A higher standard of special education could be the country’s new standard. The next chapter of Special Education Laws in the U.S. is currently being written, quite literally, by the Supreme Court. The Supreme Court is likely to decide a case currently before them, deciding what quality of education a public school must provide students with disabilities.
The case, Endrew F. v. Douglas County School District is currently under review in the Supreme Court. The case stems from a young boy with autism and ADHD who was experiencing behavioral problems and academic difficulty in his Denver public school. His parents, concerned with his difficulties, registered Drew in a private school for children with autism. Drew’s behavior, academics, and social abilities improved. The parents then filed a lawsuit against the Board of Education, seeking to recover the $70,000 tuition per year that they were paying for the private school. The court that heard this case disagreed with his parents and found that the school had done their job by providing access to an education and had no duty to provide a particular level of education. This case was appealed and the decision of the Supreme Court will shape the future of Special Education Law.
The question before the Court is whether schools have a duty to provide a meaningful education where the child shows significant progress, the same as provided to typical children. Or whether they must only provide an education that results in some improvement. If the Court agrees with the parents in the current case, schools may be held to a higher standard going forward. This case may actually expand special education laws and services required by public schools.

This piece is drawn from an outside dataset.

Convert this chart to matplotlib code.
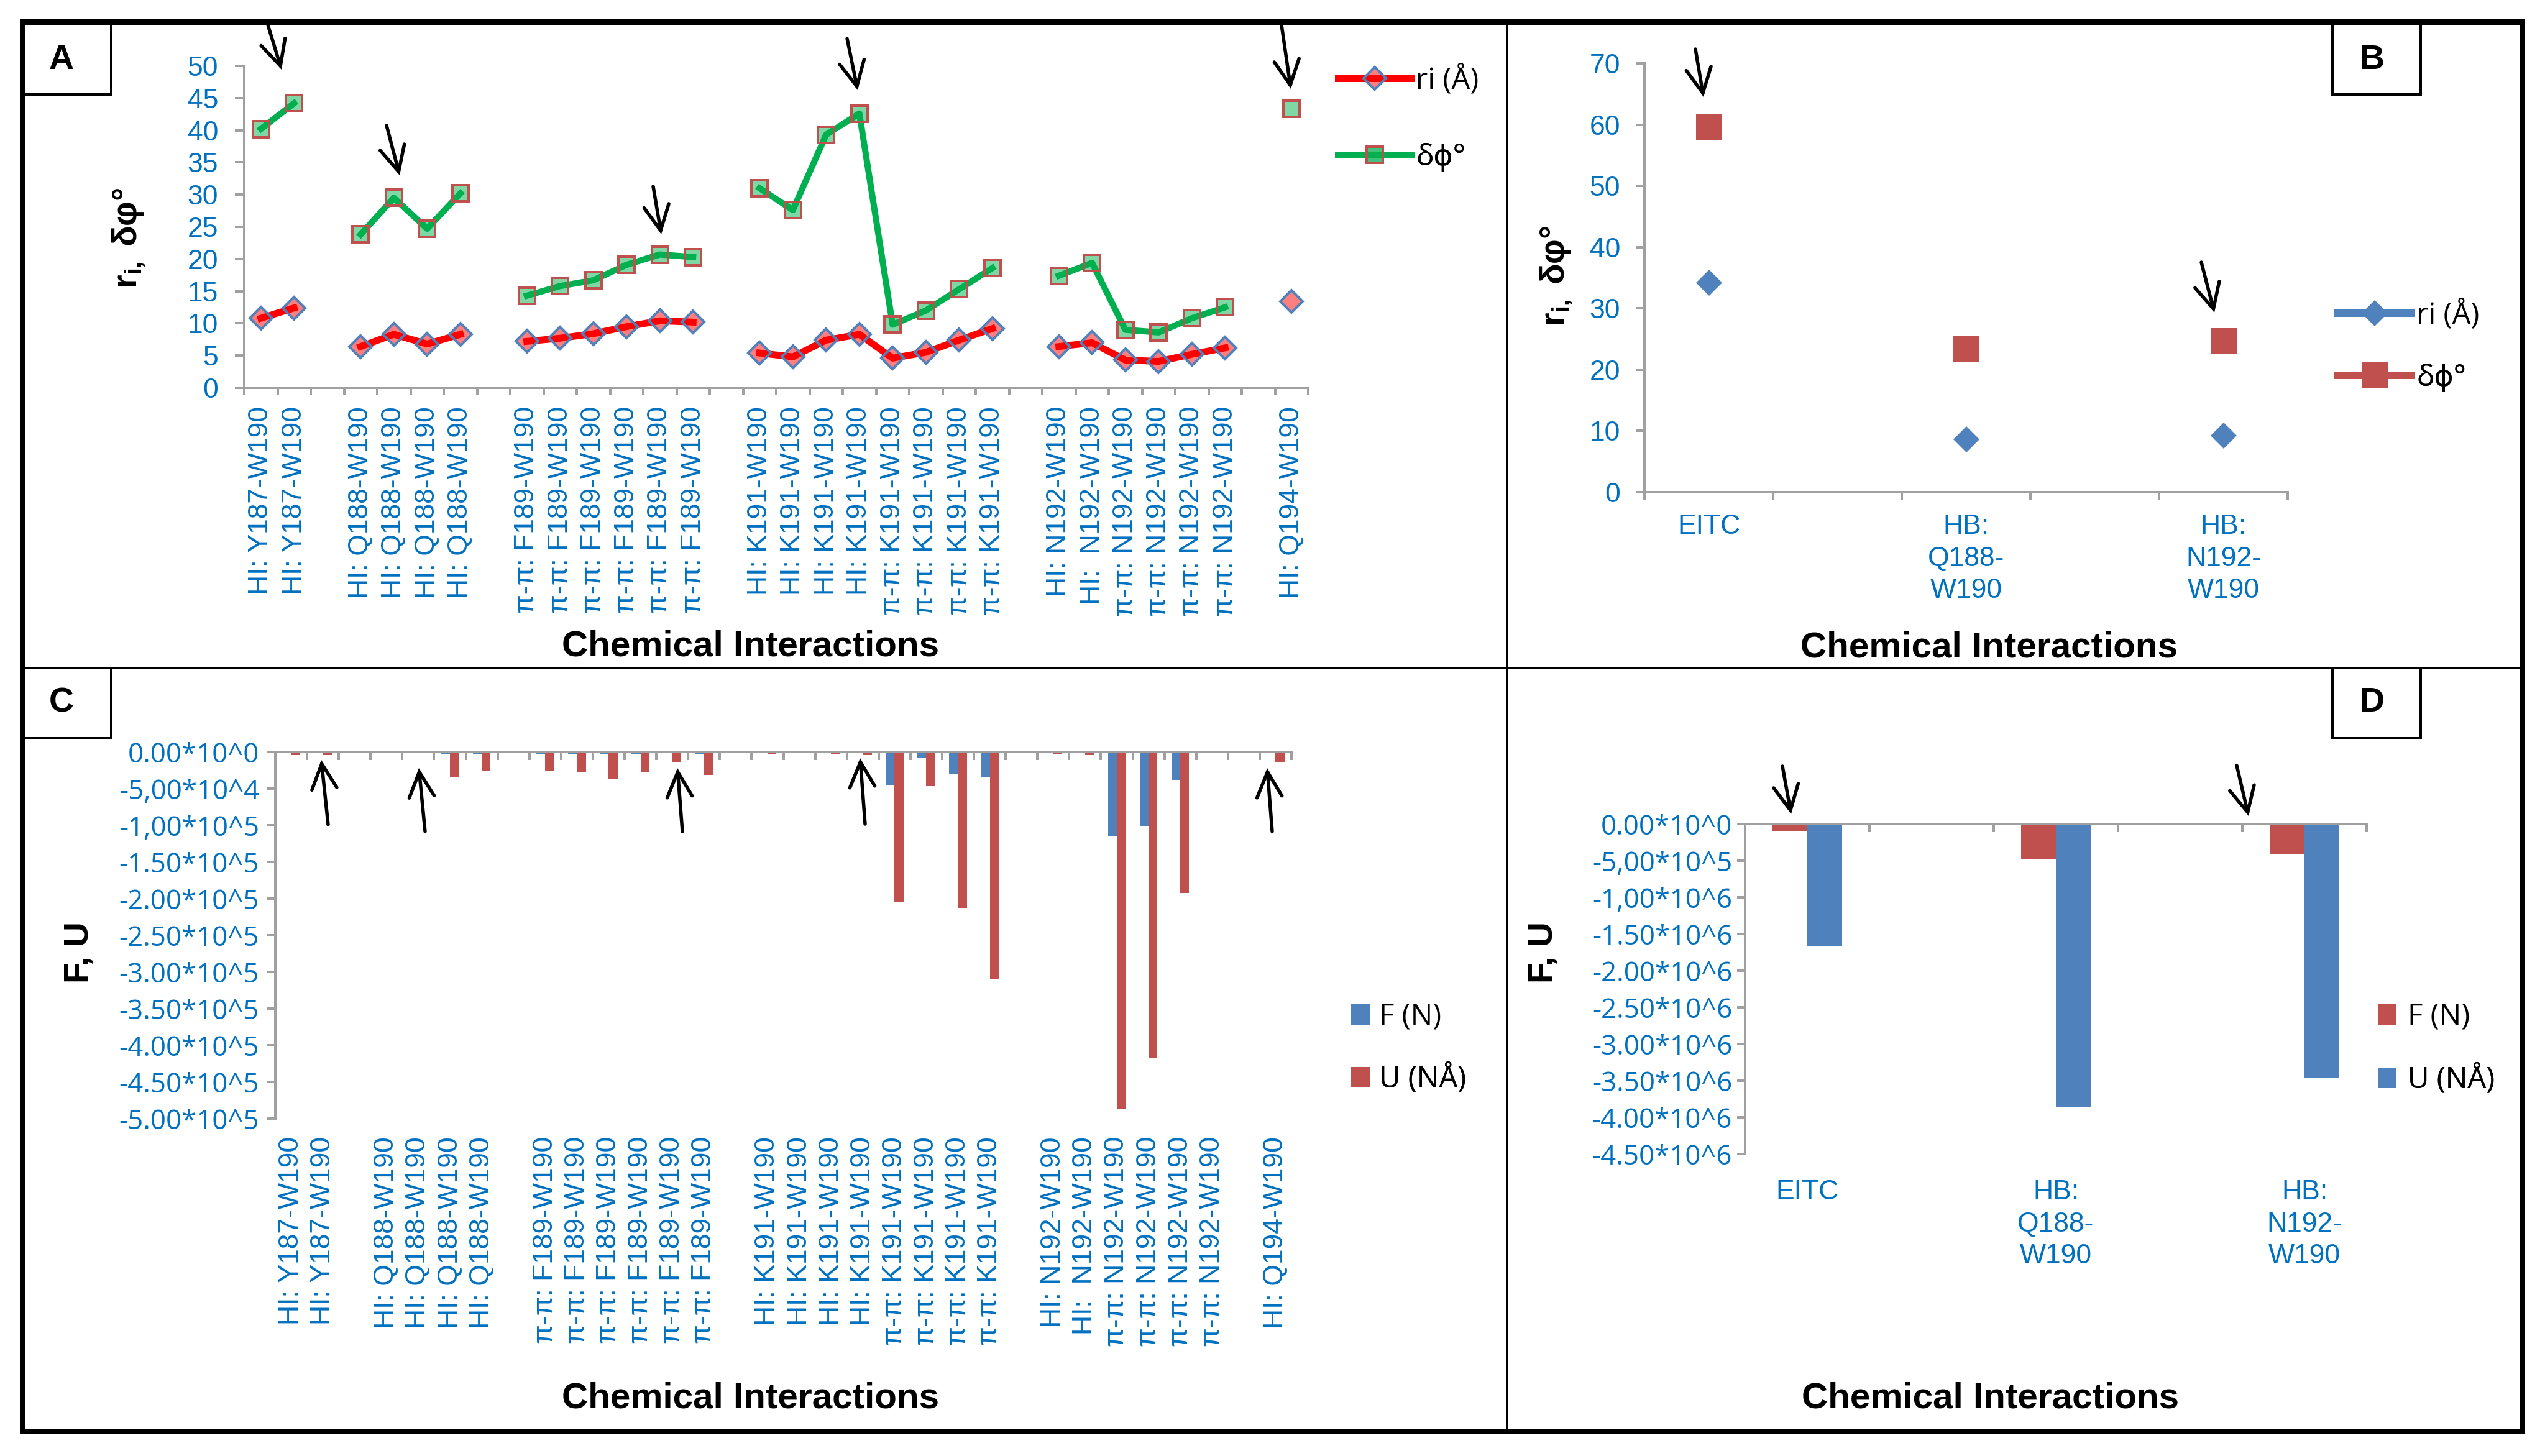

This case will set a standard for special education students in our nation. While this sounds promising for some parents and advocates, we are still left with the question of funding. With a new administration that is trying to distance themselves from Federal regulation of special education services, and decreased funding of special education, it is difficult to determine how the situation will be handled. President Trump’s pick for education secretary (Betsy DeVos) recently indicated that she believes the decisions for special-education students and services offered should be left to the States.
Luckily, NJ State and other states already meet the requirements for IDEA and provide quality educations for special education students. But many schools that fall below this standard will be forced to improve their services if this case is decided in favor of the student and parents. Regardless of the outcome, this case will provide some clarity in an often cloudy area of law that is hard for parents to navigate.